July 15, 2010


Your Opinion Is Needed!

You - all of you - are being requested for input.

Read my newest Blame It On Lorraine letter. A young couple is struggling with the kid question. I offered to open up the discussion here on the blog. A husband is getting cold feet; a wife is wondering where that leaves her.

Got kids? How did you get from here to there? Any male insight into what her husband might be thinking? What are the fears and considerations that we women might not be aware of?

I want honest, helpful advice - pile in!

7 Comments:

Anonymous buzzwhack said...

It sounds like there is something bothering him which he hasn't been able to express yet. We have no way of knowing what the issue may be, it could be something to do with his past, or it may have something to do with the wife, as unpleasant as that sounds. Communication is lacking and the first priority in my opinion is getting it out so both can deal with it.I wish them the best of luck.

July 15, 2010 5:36 PM  
Anonymous Wally said...

As a married male with no children (by choice), I think there could be a number of things at play here - he could be afraid of losing his job, loss of freedom while raising a child, fear of the unknown (healthy child, his own mortality), etc. etc. etc.

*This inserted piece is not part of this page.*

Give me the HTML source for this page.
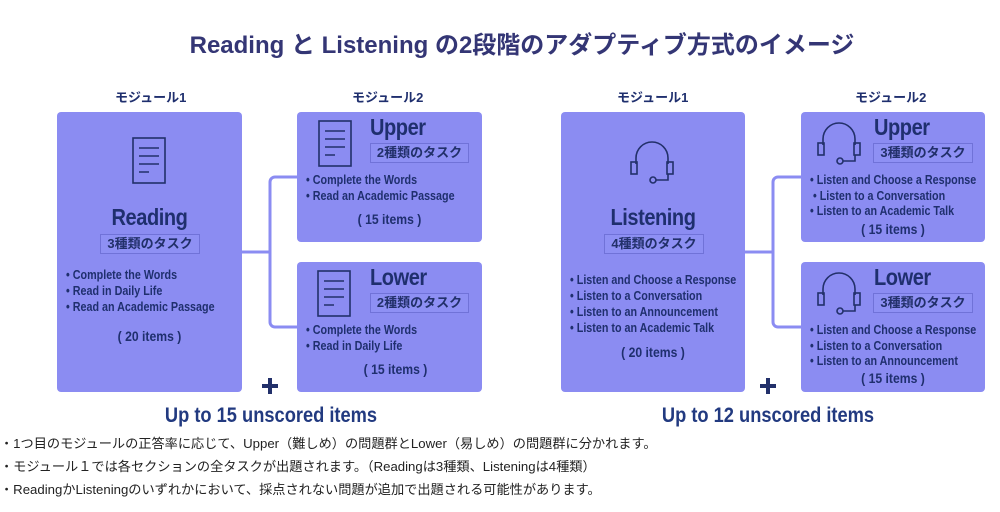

The only way to find out is for the two of them to have a frank discussion. If they can't do that, they have bigger problems,and it is a good thing there are no kids in the picture.

July 15, 2010 5:45 PM  
Blogger Chris Brown (not the felon) said...

My response would have been almost identical to yours. This is too big a topic to handle on your own. All the seeds were planted, the process was watered and now there are locusts eating the fruit. Outside help is needed.

As a male, the nurturing instinct is far less all-encompassing. Men tend to think of things in a rational manner. "Each child will cost me about $600,000 and I will spend 80% of my free time chauffeuring it around, or changing it's diaper, or challenging it's boy friend to a dual to the death." It will require him to stay in shape to fend off all challengers instead of lying on the couch watching Super Bowl games and gaining 10 pounds per year. And in his case he came from a fractured family. And the thought of having to look after a child on his own is overwhelming to most men. Sort of like cleaning out the fridge. "How could I possibly do this?" And you can't just leave a child alone and hope someone else will raise them.

Some people are all for it, and some just... don't ... know. Where's the owner's manual? Where's the written guarantee?

Once the seed is planted there's no turning back. And once you're a parent you're ALWAYS a parent.

For ever.

I wouldn't give my kids up for anything. I love them more than myself (and I'm a pretty big fan of myself.) But there's no question they are a huge impact on your financial and social life. You have got to be committed 100%.

July 15, 2010 8:15 PM  
Anonymous Anonymous said...

Look back into the past... always thought he would be a single parent, but with her maybe, just maybe he could picture it.

In all hopes, sounds to me like he really does not want children, and that in all hopes, that she would change "her" mind and not want children after all.

A counsellor sounds like the best idea.. it is a big decision.. No amount of her wishing that with time he will see how happy other couples are with their children.

A HUGE wall of bricks is already building.

Your advise is best advise..

July 16, 2010 3:11 AM  
Anonymous Anonymous said...

Is she prepared to make a choice between kids and him?
He may be very certain that he doesn't want kids but won't say it becuase he knows that she does want them and it could mean the end of the relationship.

July 16, 2010 9:30 AM  
Blogger Lucywestie said...

Let me look at this from our step daughters perspective. She and her boyfriend were together for 6 years. Got married, neither of them wanted kids, after 3 years all her friends were having children but he still didnt want any. Then all of sudden shes pregnant, 4 months after the baby is born he walks out on her and now a year later they are divorced.
Hes paying for their daughter for the next 18 years.
Not a great situation, not sure if she tricked him so that she could get pregnant but whats done is done.
I only have step-children. Never wanted any of my own, can't say why as I have brothers and sisters, but I just felt it wasnt for me.
You need to have a sit down with your husband and have a real heart to heart. Even go away from your home to a hotel for a night and discuss it on "neutral territory" so to speak.
Might be easier for him to open up away from the pressures of home and work etc.
Pete

July 16, 2010 11:04 AM  
Anonymous Anonymous said...

Have to agree with some of what I've read here, he doesn't appear to want kids. Our society seems to believe that you have to have kids or you're some kind of selfish jerk. Well there are a lot of people who shouldn't be parents, we've all seen them out and about. If you really don't want kids, don't have them. Child rearing isn't for everyone. And it doesn't make you selfish.